**GIVEN DATA:**
○ ○ ○ ○
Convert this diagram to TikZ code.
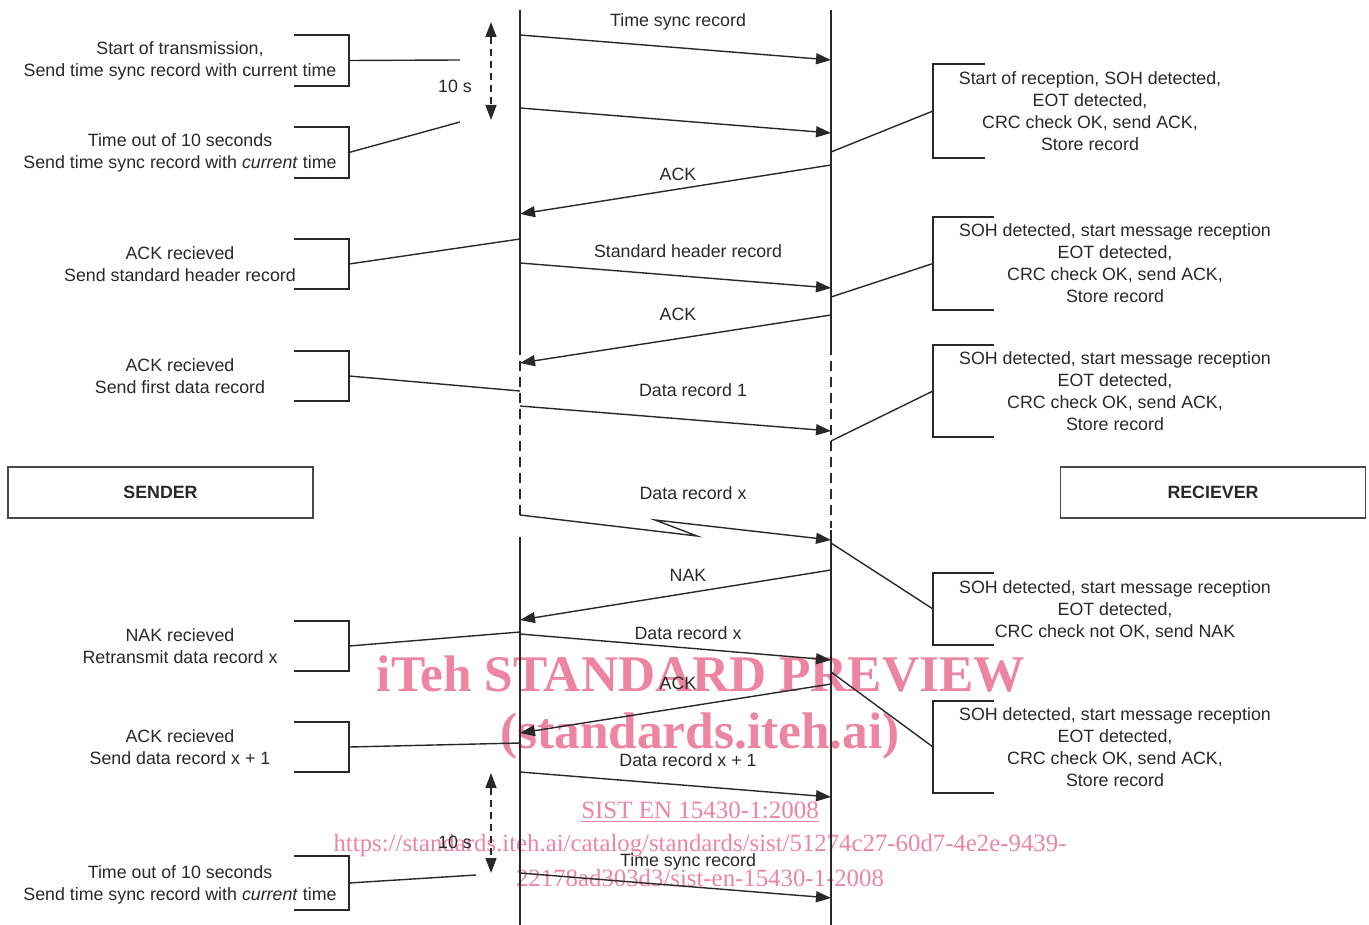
\documentclass[tikz,border=0pt]{standalone}
\usepackage{fontspec}
\setmainfont{Liberation Sans}
\newfontfamily\wmfont{Liberation Serif}
\usetikzlibrary{arrows.meta}
\definecolor{wmpink}{RGB}{236,132,162}
\definecolor{ink}{RGB}{40,40,40}
\begin{document}
\begin{tikzpicture}[x=0.5pt,y=-0.5pt,
  line/.style={draw=ink, line width=0.7pt},
  tip/.tip={Triangle[length=7.5pt,width=5.5pt]},
  msg/.style={line, -tip},
  life/.style={line},
  lifedash/.style={line, dash pattern=on 5pt off 3pt},
  timer/.style={line, dash pattern=on 3.5pt off 2.5pt, tip-tip},
  note/.style={align=center, inner sep=0pt, text=ink, font=\fontsize{8.9}{11}\selectfont},
  lbl/.style={inner sep=0pt, text=ink, font=\fontsize{8.9}{11}\selectfont},
  box/.style={draw=ink!85, line width=0.8pt, minimum width=152.5pt, minimum height=25.5pt, inner sep=0pt, text=ink, font=\bfseries\fontsize{8.9}{11}\selectfont},
  wm/.style={inner sep=0pt, text=wmpink}
]
\useasboundingbox (0,0) rectangle (1369,925);

% watermark (beneath)
\node[wm, font=\wmfont\bfseries\fontsize{25.7}{30}\selectfont] (wm1) at (701,674) {iTeh STANDARD PREVIEW};
\node[wm, font=\wmfont\bfseries\fontsize{25.7}{30}\selectfont] (wm2) at (700,736) {(standards.iteh.ai)};
\node[wm, font=\wmfont\fontsize{12.5}{16}\selectfont] (wm3) at (700,812) {\underline{SIST EN 15430-1:2008}};
\node[wm, font=\wmfont\fontsize{12.4}{16}\selectfont] (wm4) at (700,846) {https://standards.iteh.ai/catalog/standards/sist/51274c27-60d7-4e2e-9439-};
\node[wm, font=\wmfont\fontsize{12.4}{16}\selectfont] (wm5) at (700,878) {22178ad303d3/sist-en-15430-1-2008};

% lifelines
\coordinate (sTop) at (520,10);   \coordinate (sD1) at (520,345);
\coordinate (sD2) at (520,515);   \coordinate (sS) at (520,537);  \coordinate (sBot) at (520,925);
\coordinate (rTop) at (831,10);   \coordinate (rD1) at (831,345);
\coordinate (rD2) at (831,528);   \coordinate (rS) at (831,530);  \coordinate (rBot) at (831,925);
\draw[life] (sTop) -- (sD1);
\draw[lifedash] (sD1) -- (sD2);
\draw[life] (sS) -- (sBot);
\draw[life] (rTop) -- (rD1);
\draw[lifedash] (rD1) -- (rD2);
\draw[life] (rS) -- (rBot);

% actor boxes
\node[box] (sender) at (160.5,492.5) {SENDER};
\node[box] (receiver) at (1213,492.5) {RECIEVER};

% message end points
\coordinate (s1) at (520,35);  \coordinate (r1) at (831,60);
\coordinate (s2) at (520,108); \coordinate (r2) at (831,133);
\coordinate (r3) at (831,165); \coordinate (s3) at (520,214);
\coordinate (s4) at (520,263); \coordinate (r4) at (831,288);
\coordinate (r5) at (831,315); \coordinate (s5) at (520,363);
\coordinate (s6) at (520,406); \coordinate (r6) at (831,431);
\coordinate (s7) at (520,515); \coordinate (z1) at (697,536); \coordinate (z2) at (655,520); \coordinate (r7) at (831,540);
\coordinate (r8) at (831,570); \coordinate (s8) at (520,620);
\coordinate (s9) at (520,634); \coordinate (r9) at (831,660);
\coordinate (r10) at (831,684); \coordinate (s10) at (520,733);
\coordinate (s11) at (520,772); \coordinate (r11) at (831,797);
\coordinate (s12) at (520,873); \coordinate (r12) at (831,898);

\draw[msg] (s1) -- (r1);
\draw[msg] (s2) -- (r2);
\draw[msg] (r3) -- (s3);
\draw[msg] (s4) -- (r4);
\draw[msg] (r5) -- (s5);
\draw[msg] (s6) -- (r6);
\draw[msg] (s7) -- (z1) -- (z2) -- (r7);
\draw[msg] (r8) -- (s8);
\draw[msg] (s9) -- (r9);
\draw[msg] (r10) -- (s10);
\draw[msg] (s11) -- (r11);
\draw[msg] (s12) -- (r12);

% message labels
\node[lbl] (m1) at (678,22) {Time sync record};
\node[lbl] (m3) at (678,174) {ACK};
\node[lbl] (m4) at (688,251) {Standard header record};
\node[lbl] (m5) at (678,314) {ACK};
\node[lbl] (m6) at (693,390) {Data record 1};
\node[lbl] (m7) at (693,493) {Data record x};
\node[lbl] (m8) at (688,575) {NAK};
\node[lbl] (m9) at (688,633) {Data record x};
\node[lbl] (m10) at (678,683) {ACK};
\node[lbl] (m11) at (688,760) {Data record x + 1};
\node[lbl] (m12) at (688,862) {Time sync record};

% 10 s timers
\coordinate (ta1) at (491,22);  \coordinate (tb1) at (491,120);
\coordinate (ta2) at (491,773); \coordinate (tb2) at (491,873);
\draw[timer] (ta1) -- (tb1);
\draw[timer] (ta2) -- (tb2);
\node[lbl] (t1) at (455,86) {10 s};
\node[lbl] (t2) at (455,842) {10 s};

% sender notes
\foreach \n/\t/\b in {L1/35/86, L2/127/178, L3/239/289, L4/351/401, L5/621/671, L6/722/772, L7/856/910}{
  \draw[line] (294,\t) -- (349,\t) -- (349,\b) -- (294,\b);
  \coordinate (\n) at (349,{(\t+\b)/2});
}
\node[note] (n1) at (180,61) {Start of transmission,\\Send time sync record with current time};
\node[note] (n2) at (180,153) {Time out of 10 seconds\\Send time sync record with \textit{current} time};
\node[note] (n3) at (180,264) {ACK recieved\\Send standard header record};
\node[note] (n4) at (180,376) {ACK recieved\\Send first data record};
\node[note] (n5) at (180,646) {NAK recieved\\Retransmit data record x};
\node[note] (n6) at (180,747) {ACK recieved\\Send data record x + 1};
\node[note] (n7) at (180,885) {Time out of 10 seconds\\Send time sync record with \textit{current} time};

\coordinate (L1e) at (460,60);
\coordinate (L2e) at (460,122);
\coordinate (L3e) at (520,239);
\coordinate (L4e) at (520,391);
\coordinate (L5e) at (520,632);
\coordinate (L6e) at (520,743);
\coordinate (L7e) at (476,875);
\draw[line] (L1) -- (L1e);
\draw[line] (L2) -- (L2e);
\draw[line] (L3) -- (L3e);
\draw[line] (L4) -- (L4e);
\draw[line] (L5) -- (L5e);
\draw[line] (L6) -- (L6e);
\draw[line] (L7) -- (L7e);

% receiver notes
\foreach \n/\t/\b/\w in {R1/64/158/985, R2/217/310/994, R3/345/437/994, R4/573/645/994, R5/701/793/994}{
  \draw[line] (\w,\t) -- (933,\t) -- (933,\b) -- (\w,\b);
  \coordinate (\n) at (933,{(\t+\b)/2});
}
\node[note] (q1) at (1090,111) {Start of reception, SOH detected,\\EOT detected,\\CRC check OK, send ACK,\\Store record};
\node[note] (q2) at (1115,263) {SOH detected, start message reception\\EOT detected,\\CRC check OK, send ACK,\\Store record};
\node[note] (q3) at (1115,391) {SOH detected, start message reception\\EOT detected,\\CRC check OK, send ACK,\\Store record};
\node[note] (q4) at (1115,610) {SOH detected, start message reception\\EOT detected,\\CRC check not OK, send NAK};
\node[note] (q5) at (1115,747) {SOH detected, start message reception\\EOT detected,\\CRC check OK, send ACK,\\Store record};

\coordinate (R1s) at (831,152);
\coordinate (R2s) at (831,297);
\coordinate (R3s) at (831,441);
\coordinate (R4s) at (831,543);
\coordinate (R5s) at (831,672);
\draw[line] (R1s) -- (R1);
\draw[line] (R2s) -- (R2);
\draw[line] (R3s) -- (R3);
\draw[line] (R4s) -- (R4);
\draw[line] (R5s) -- (R5);
\end{tikzpicture}
\end{document}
○ ○ ○ ○
**DESCRIPTION OF THE TASK:** In the data above, please extract the lines from the first one through the line with "(0,0) rectangle (1369,925);", exactly, and keep pictures out.

**WRITTEN REPLY:**
Convert this diagram to TikZ code.
\documentclass[tikz,border=0pt]{standalone}
\usepackage{fontspec}
\setmainfont{Liberation Sans}
\newfontfamily\wmfont{Liberation Serif}
\usetikzlibrary{arrows.meta}
\definecolor{wmpink}{RGB}{236,132,162}
\definecolor{ink}{RGB}{40,40,40}
\begin{document}
\begin{tikzpicture}[x=0.5pt,y=-0.5pt,
  line/.style={draw=ink, line width=0.7pt},
  tip/.tip={Triangle[length=7.5pt,width=5.5pt]},
  msg/.style={line, -tip},
  life/.style={line},
  lifedash/.style={line, dash pattern=on 5pt off 3pt},
  timer/.style={line, dash pattern=on 3.5pt off 2.5pt, tip-tip},
  note/.style={align=center, inner sep=0pt, text=ink, font=\fontsize{8.9}{11}\selectfont},
  lbl/.style={inner sep=0pt, text=ink, font=\fontsize{8.9}{11}\selectfont},
  box/.style={draw=ink!85, line width=0.8pt, minimum width=152.5pt, minimum height=25.5pt, inner sep=0pt, text=ink, font=\bfseries\fontsize{8.9}{11}\selectfont},
  wm/.style={inner sep=0pt, text=wmpink}
]
\useasboundingbox (0,0) rectangle (1369,925);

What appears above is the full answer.